Effective mass suppression upon complete spin-polarization in an isotropic two-dimensional electron system

We measure the effective mass $\left(m^{\ast }\right)$ of interacting two-dimensional electrons confined to a 4.5-nm-wide AlAs quantum well. The electrons in this well occupy a single out-of-plane conduction-band valley with an isotropic in-plane Fermi contour. When the electrons are partially spin polarized, $m^{\ast }$ is larger than its band value and increases as the density is reduced. However, as the system is driven to full spin-polarization via the application of a strong parallel magnetic field, $m^{\ast }$ is suppressed down to values near or even below the band mass. Our results are consistent with the previously reported measurements on wide AlAs quantum wells where the electrons occupy an in-plane valley with an anisotropic Fermi contour and effective mass, and suggest that the effective mass suppression upon complete spin-polarization is a genuine property of interacting two-dimensional electrons.

Figure 1

(Color online) Effective mass, normalized to the band mass, measured as a function of density for a 2DES confined to a 4.5-nm-wide AlAs quantum well. Open and closed symbols represent $m^{\ast }$ measured in partially and fully spin-polarized 2DESs, respectively. Black squares and red circles correspond to $m^{\ast }$ values deduced either assuming a constant quantum lifetime ${\tau }_q$ or that the relative temperature dependence of ${\tau }_q$ is half the size of the relative temperature dependence of the background resistance, respectively.
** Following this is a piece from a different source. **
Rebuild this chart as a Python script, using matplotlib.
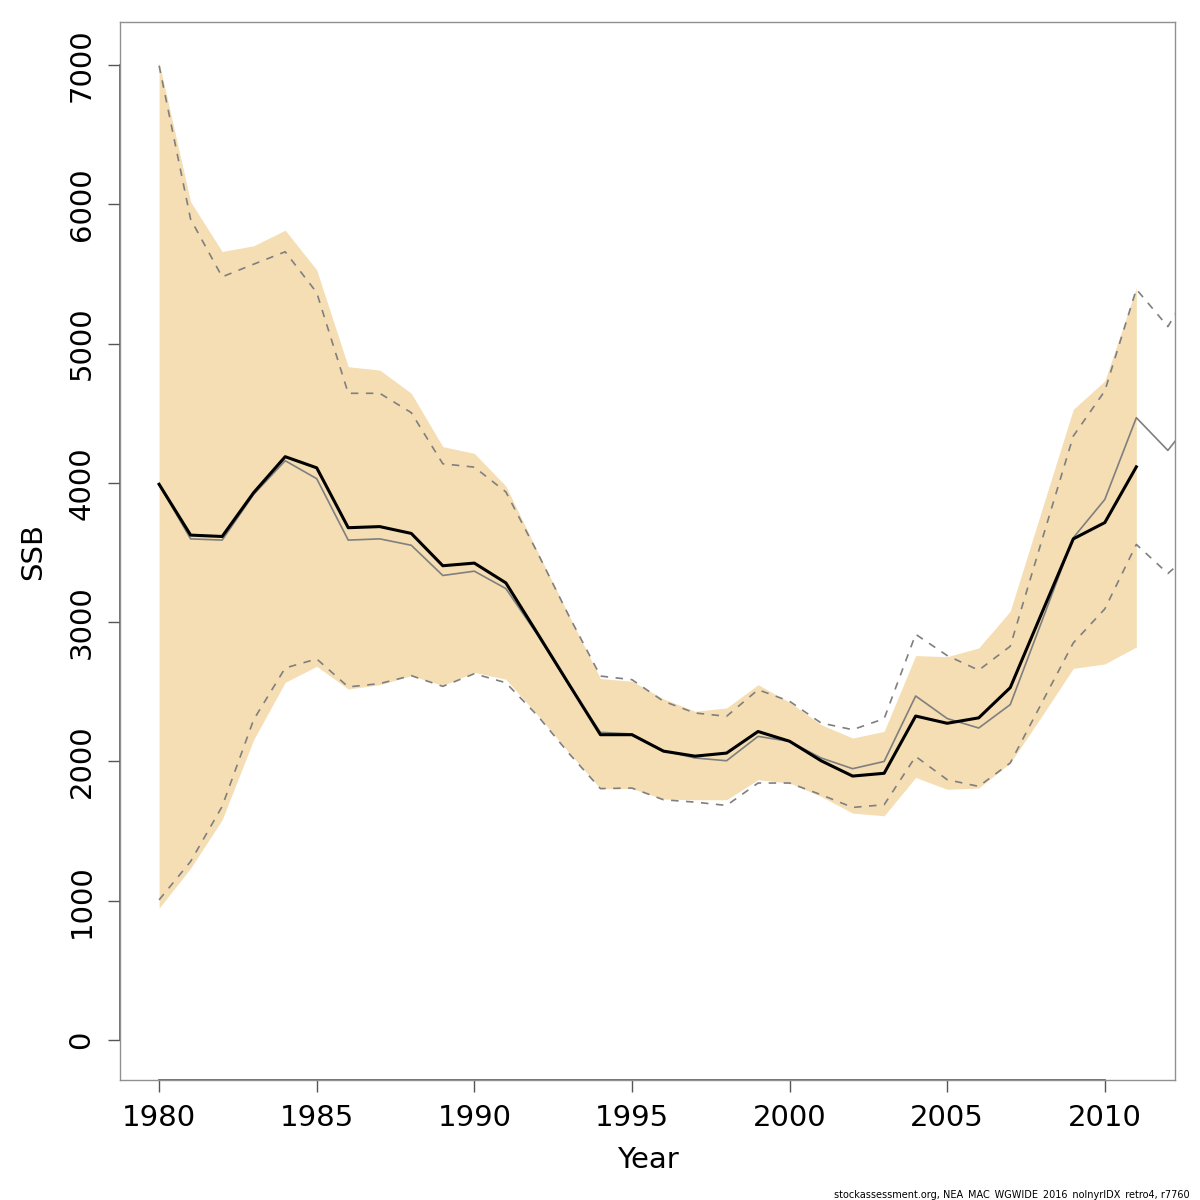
import numpy as np
import matplotlib
matplotlib.use('Agg')
import matplotlib.pyplot as plt

# ---------- data
years = list(range(1980, 2012))
ssb = [3990, 3625, 3615, 3930, 4188, 4108, 3678, 3686, 3637, 3405,
       3424, 3282, 2920, 2555, 2192, 2192, 2074, 2038, 2060, 2215,
       2145, 2005, 1895, 1915, 2326, 2274, 2313, 2530, 3065, 3598,
       3715, 4115]
ssb_hi = [7020, 6018, 5661, 5702, 5814, 5529, 4834, 4810, 4643, 4260,
          4212, 3977, 3510, 3050, 2595, 2576, 2450, 2360, 2384, 2551,
          2425, 2264, 2168, 2216, 2760, 2752, 2815, 3079, 3805, 4528,
          4732, 5402]
ssb_lo = [946, 1234, 1581, 2156, 2568, 2683, 2520, 2551, 2616, 2545,
          2640, 2590, 2335, 2065, 1805, 1805, 1730, 1725, 1725, 1869,
          1845, 1749, 1629, 1610, 1885, 1800, 1809, 1989, 2325, 2668,
          2700, 2822]

# retro / base run (goes on past the right edge)
years_b = list(range(1980, 2014))
base = [3989, 3598, 3589, 3917, 4159, 4030, 3589, 3598, 3552, 3335,
        3366, 3241, 2910, 2548, 2209, 2197, 2077, 2025, 2005, 2180,
        2144, 2025, 1948, 2000, 2470, 2308, 2240, 2408, 3005, 3606,
        3881, 4468, 4233, 4520]
base_hi = [6995, 5893, 5479, 5570, 5659, 5366, 4643, 4643, 4504, 4137,
           4113, 3935, 3500, 3045, 2613, 2587, 2432, 2348, 2324, 2515,
           2432, 2276, 2228, 2307, 2913, 2760, 2655, 2827, 3585, 4336,
           4660, 5390, 5122, 5500]
base_lo = [1006, 1282, 1677, 2300, 2671, 2736, 2535, 2559, 2616, 2539,
           2630, 2565, 2330, 2058, 1805, 1809, 1725, 1708, 1684, 1845,
           1845, 1761, 1670, 1689, 2036, 1869, 1821, 1989, 2420, 2851,
           3095, 3558, 3349, 3550]

x_ticks = [1980, 1985, 1990, 1995, 2000, 2005, 2010]
y_ticks = [0, 1000, 2000, 3000, 4000, 5000, 6000, 7000]
footer = 'stockassessment.org, NEA_MAC_WGWIDE_2016_nolnyrIDX_retro4, r7760'

# ---------- plot
plt.rcParams['font.family'] = ['DejaVu Sans']
fig = plt.figure(figsize=(12, 12), dpi=100)
ax = fig.add_axes([0.1, 0.1, 0.879, 0.8817])

ax.fill_between(years, ssb_lo, ssb_hi, color='#F5DEB3', linewidth=0)
ax.plot(years_b, base_hi, color='#7f7f7f', lw=1.2, linestyle=(0, (4.5, 4.5)))
ax.plot(years_b, base_lo, color='#7f7f7f', lw=1.2, linestyle=(0, (4.5, 4.5)))
ax.plot(years_b, base, color='#7f7f7f', lw=1.2)
ax.plot(years, ssb, color='black', lw=2.2)

xl = (1978.76, 2012.22)
yl = (-287, 7309)
ax.set_xlim(xl)
ax.set_ylim(yl)

ax.set_xticks(x_ticks)
ax.set_yticks(y_ticks)
ax.tick_params(axis='both', length=8.6, width=1, color='#555555',
               labelsize=21, pad=9)
for lab in ax.get_yticklabels():
    lab.set_rotation(90)
    lab.set_va('center')

for s in ax.spines.values():
    s.set_color('#909090')
    s.set_linewidth(1)

# axis lines (first to last tick), darker than the box
ax.plot([xl[0], xl[0]], [y_ticks[0], y_ticks[-1]], color='#555555', lw=1.2,
        clip_on=False)
ax.plot([x_ticks[0], x_ticks[-1]], [yl[0], yl[0]], color='#555555', lw=1.2,
        clip_on=False)

fig.text(647.5 / 1200, 1 - 1160 / 1200, 'Year', ha='center', va='center',
         fontsize=21)
fig.text(33 / 1200, 1 - 551 / 1200, 'SSB', ha='center', va='center',
         fontsize=21, rotation=90)
fig.text(1190 / 1200, 1 - 1195 / 1200, footer, ha='right', va='center',
         fontsize=7.0)

fig.savefig('out.png', dpi=100)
Each data point represents $m^{\ast }$ averaged over different Landau level filling factors, $\nu$, and the error bars include the variation of $m^{\ast }$ with $\nu$. The dashed curves through the data points are guides to the eye.

Figure 2

(Color online) Magnetoresistance traces at a density of $3.93\times {10}^{11}{\text{cm}}^{-2}$ and $\theta =53.0°$. The traces were taken at $T\cong 0.34$, 0.71, 1.03, and 1.30 K. Insets show the energy level diagram at this tilt angle (left) and the Dingle fit at $\nu =11$ assuming a constant ${\tau }_q$ and $R_o$ (right).

Figure 3

(Color online) Magnetoresistance traces at a density of $2.38\times {10}^{11}{\text{cm}}^{-2}$ and $\theta =80.1°$. The traces were taken at $T\cong 0.35$, 1.74, and 4.28 K. Insets show the energy level diagram at this tilt angle (left) and the Dingle fit at $\nu =3$ assuming a constant ${\tau }_q$ and $R_o$ (right).

Figure 4

(Color online) Magnetoresistance traces at a density of $1.52\times {10}^{11}{\text{cm}}^{-2}$ and $\theta =31.8°$. The traces were taken at $T\cong 0.31$, 0.49, 0.65, 0.83, 0.95, and 1.09 K. Insets show the energy level diagram at this tilt angle (right) and the Dingle fit at $\nu =5$ using a constant ${\tau }_q$ and $R_o$ (left).

Figure 5

(Color online) Magnetoresistance traces for the same density as in Fig. 4 at $\theta =80.4°$. The traces were taken at $T\cong 0.43$, 0.63, 0.78, 1.07, 1.15, and 1.30 K. Insets show the energy level diagram for this tilt angle (left) and the Dingle fit at $\nu =4$ using a constant ${\tau }_q$ and $R_o$ (right).

Figure 6

(Color online) Dingle plots of $\Delta R/\left[\xi /\text{sinh}\left(\xi \right)\right]$ vs $1/B$ summarizing data taken for the partially spin-polarized case for: (a) a density of $3.93\times {10}^{11}{\text{cm}}^{-2}$ in the range $0.3\lesssim T\lesssim 1.3\text{K}$ and $11\le \nu \le 25$; and (b) a density of $1.52\times {10}^{11}{\text{cm}}^{-2}$ in the range $0.3\lesssim T\lesssim 1.1\text{K}$ and $5\le \nu \le 11$.

Figure 7

(Color online) Normalized effective mass and spin susceptibilities of both narrow and wide AlAs QWs as a function of the interaction strength, $r_s$. Black and red circles are $g^{\ast }{m}^{\ast }/g_b{m}_b$ of 4.5 nm- and 15-nm-wide AlAs QWs taken from Refs. 23, 10, respectively. The thin curves through the data points are guides to the eye. Open and closed red squares are $m^{\ast }/m_b$ for partially and fully spin-polarized system, respectively, for 11 to 15-nm-wide AlAs QWs from Ref. 26. Black squares are $m^{\ast }/m_b$ data measured in our sample for a 4.5-nm-wide AlAs QW.